Rebuild: A crew at work in the Pacific Palisades clearing rubble. (Photo by David Sprague)

The national economy’s role

Recent policies from the current administration, such as mass deportations and tariffs, will also create challenges for rebuilding, Kallick said.

“What’s happening at the federal level with tariffs certainly plays a role. It’s an economics 101 issue,” Kallick said, with regard to supply and demand, specifically increased demand for labor and lumber.

With Canada as “the dominant supplier of U.S. lumber imports,” according to the United States International Trade Commission, trade tensions between the neighboring countries could pose a threat to affordability.

Additionally, research from the Immigration Forum reports that 40% of California’s construction workforce are immigrants, and according to the Center for Migration Studies, a little over half of U.S. construction workers are undocumented.

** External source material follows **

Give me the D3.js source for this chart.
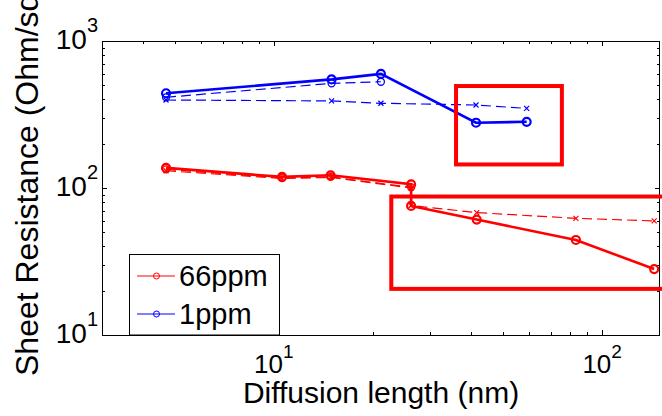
<!DOCTYPE html>
<html>
<head>
<meta charset="utf-8">
<script src="https://cdn.jsdelivr.net/npm/d3@7"></script>
<style>
  body { margin: 0; background: #fff; }
  svg { display: block; font-family: "Liberation Sans", Arial, sans-serif; }
</style>
</head>
<body>
<div id="chart"></div>
<script>
// diffusion length (nm)
const xRed = [4.7, 10.6, 14.9, 26.2, 26.2, 41.5, 83.2, 144];
const xRedLeft = [4.7, 10.6, 14.9, 26.2];
const xBlue = [4.7, 15.0, 21.2, 41.3, 58.9];
const xBlueLeft = [4.7, 15.0, 21.2];

// sheet resistance (Ohm/sq)
const red66Solid = [137, 119, 122, 106, 75.5, 61, 44.3, 28.1];
const red66DashO = [134, 117, 119, 101];
const red66DashX = [131, 116, 118, 100, 76, 68, 62.2, 59.7];
const blue1Solid = [441, 548, 597, 278, 282];
const blue1DashO = [414, 515, 528];
const blue1DashX = [397, 391, 377, 367, 348];

const legendNames = ["66ppm", "1ppm"];
const xMajor = [10, 100];
const yMajor = [10, 100, 1000];

// highlight boxes in data units: [x0, x1, y0, y1]
const boxes = [
  [35.9, 75.4, 144.6, 494],
  [22.8, 175, 20.6, 87.5]
];

const W = 662, H = 416;
const margin = { top: 41, right: 2, bottom: 81, left: 102 };

const x = d3.scaleLog().domain([3, 150]).range([margin.left, W - margin.right]);
const y = d3.scaleLog().domain([10, 1000]).range([H - margin.bottom, margin.top]);

const svg = d3.select("#chart").append("svg")
  .attr("width", W)
  .attr("height", H);

const x0 = margin.left, x1 = W - margin.right, y0 = H - margin.bottom, y1 = margin.top;

// minor / major ticks on all four sides
const xMinor = d3.range(4, 10).concat(d3.range(20, 100, 10));
const yMinor = d3.range(20, 100, 10).concat(d3.range(200, 1000, 100));
const tickG = svg.append("g").attr("stroke", "#000").attr("stroke-width", 1);

xMinor.concat(xMajor).forEach(v => {
  const len = xMajor.includes(v) ? 5 : 3;
  const px = Math.round(x(v)) + 0.5;
  tickG.append("line").attr("x1", px).attr("x2", px).attr("y1", y0).attr("y2", y0 - len);
  tickG.append("line").attr("x1", px).attr("x2", px).attr("y1", y1).attr("y2", y1 + len);
});
yMinor.concat(yMajor).forEach(v => {
  const len = yMajor.includes(v) ? 5 : 3;
  const py = Math.round(y(v)) + 0.5;
  tickG.append("line").attr("x1", x0).attr("x2", x0 + len).attr("y1", py).attr("y2", py);
  tickG.append("line").attr("x1", x1).attr("x2", x1 - len).attr("y1", py).attr("y2", py);
});

svg.append("rect")
  .attr("x", x0 + 0.5).attr("y", y1 + 0.5)
  .attr("width", x1 - x0 - 1).attr("height", y0 - y1)
  .attr("fill", "none").attr("stroke", "#000").attr("stroke-width", 1);

// tick labels
xMajor.forEach(v => {
  const t = svg.append("text")
    .attr("x", x(v)).attr("y", y0 + 38)
    .attr("text-anchor", "middle")
    .attr("font-size", 26);
  t.append("tspan").text("10");
  t.append("tspan").attr("dy", -15).attr("font-size", 19).text(Math.round(Math.log10(v)));
});
yMajor.forEach(v => {
  const t = svg.append("text")
    .attr("x", x0 - 4).attr("y", y(v) + 8)
    .attr("text-anchor", "end")
    .attr("font-size", 28);
  t.append("tspan").text("10");
  t.append("tspan").attr("dy", -17).attr("font-size", 20).text(Math.round(Math.log10(v)));
});

// axis titles
svg.append("text")
  .attr("x", (x0 + x1) / 2).attr("y", 403)
  .attr("text-anchor", "middle")
  .attr("font-size", 30)
  .text("Diffusion length (nm)");

// the original figure clips the end of this title at the top edge
svg.append("text")
  .attr("transform", "translate(38, 376) rotate(-90)")
  .attr("text-anchor", "start")
  .attr("font-size", 32)
  .text("Sheet Resistance (Ohm/sq)");

// series
const RED = "#ff0000", BLUE = "#0000ff";
const line = d3.line().x(d => x(d[0])).y(d => y(d[1]));

const series = [
  { xs: xRedLeft, ys: red66DashO, color: RED, width: 1.2, dash: "10,5", marker: "o" },
  { xs: xRed, ys: red66DashX, color: RED, width: 1.2, dash: "10,5", marker: "x" },
  { xs: xRed, ys: red66Solid, color: RED, width: 2.6, dash: null, marker: "O" },
  { xs: xBlueLeft, ys: blue1DashO, color: BLUE, width: 1.2, dash: "10,5", marker: "o" },
  { xs: xBlue, ys: blue1DashX, color: BLUE, width: 1.2, dash: "10,5", marker: "x" },
  { xs: xBlue, ys: blue1Solid, color: BLUE, width: 2.6, dash: null, marker: "O" }
];

const plotG = svg.append("g");
series.forEach(s => {
  const pts = s.xs.map((v, i) => [v, s.ys[i]]);
  plotG.append("path")
    .datum(pts)
    .attr("d", line)
    .attr("fill", "none")
    .attr("stroke", s.color)
    .attr("stroke-width", s.width)
    .attr("stroke-dasharray", s.dash);

  if (s.marker === "x") {
    plotG.selectAll(null).data(pts).join("path")
      .attr("d", d => {
        const cx = x(d[0]), cy = y(d[1]), r = 2.5;
        return `M${cx - r},${cy - r}L${cx + r},${cy + r}M${cx - r},${cy + r}L${cx + r},${cy - r}`;
      })
      .attr("stroke", s.color).attr("stroke-width", 1.2);
  } else {
    plotG.selectAll(null).data(pts).join("circle")
      .attr("cx", d => x(d[0])).attr("cy", d => y(d[1]))
      .attr("r", s.marker === "O" ? 4 : 3.5)
      .attr("fill", "none")
      .attr("stroke", s.color)
      .attr("stroke-width", s.marker === "O" ? 2.2 : 1.3);
  }
});

// highlight boxes
boxes.forEach(b => {
  svg.append("rect")
    .attr("x", x(b[0])).attr("y", y(b[3]))
    .attr("width", x(b[1]) - x(b[0]))
    .attr("height", y(b[2]) - y(b[3]))
    .attr("fill", "none")
    .attr("stroke", RED)
    .attr("stroke-width", 4);
});

// legend
const leg = svg.append("g");
leg.append("rect")
  .attr("x", 129.5).attr("y", 254.5)
  .attr("width", 150).attr("height", y0 - 254.5)
  .attr("fill", "#fff").attr("stroke", "#000").attr("stroke-width", 1);

[RED, BLUE].forEach((c, i) => {
  const ly = 276 + i * 38;
  leg.append("line")
    .attr("x1", 137).attr("x2", 175).attr("y1", ly).attr("y2", ly)
    .attr("stroke", c).attr("stroke-width", 1);
  leg.append("circle")
    .attr("cx", 156.5).attr("cy", ly).attr("r", 3)
    .attr("fill", "none").attr("stroke", c).attr("stroke-width", 1);
  leg.append("text")
    .attr("x", 179).attr("y", ly + 10)
    .attr("font-size", 29)
    .text(legendNames[i]);
});
</script>
</body>
</html>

The state of interest rates is also top of mind in people’s ability to rebuild. This month, the 30-year residential mortgage rate has been on average 6.7%. Meanwhile, in March 2015, it was 3.8%.

Having to finance new mortgages at much higher rates than many homeowners likely had previously will create a financial burden on top of those who are still paying off their original mortgage, Fishman noted.

In response to this obstacle, Anaya said BofA is looking into the possibility of offering lower reconstruction lending rates than industry standard for those who are facing challenges, though this is still in early stages.

Additionally, East West Bank’s Executive Vice President and Head of Global Banking Deborah Leerhsen pointed to the bank’s relationship with the Federal Home Loan Bank of San Francisco as a means to offer more competitive rates during times of disaster.

Deborah Leerhsen of East West Bank.

With BofA’s resources, Diop said that it, along with other banks of comparable size, may be able to pull this off in some capacity but he does not see a way for smaller, regional banks or non-bank fintech lenders to do the same. Nevertheless, even if some flexible rates are offered, people are still going to be drowning with costs associated with prior loans, new financing and temporary housing, Diop said.

“Whatever subsidy (people) have received from the government in terms of temporary housing is going to run out very soon too (in addition to forbearance offerings) so they will have to start paying for housing themselves directly, and that will have to take priority over servicing their mortgages,” Diop said.

The impacts of temporary housing will likely impact Altadena and the Pacific Palisades disproportionately. With the Palisades’ community’s socioeconomic status being higher on average, those dislocated from the area won’t struggle as much to occupy higher end housing, which has a much higher vacancy. On the other hand, people affected by the Eaton fire, who are more likely to be seeking affordable housing, will have a difficult time as vacancy in that realm is quite low as it is. Thus, Diop sees the possibility of folks from Altadena temporarily migrating to other areas such as the Inland Empire.

“You really feel for these people, because they will be experiencing this hardship for a while,” Diop said. “It’s going to take some time before their lives are back to normal.”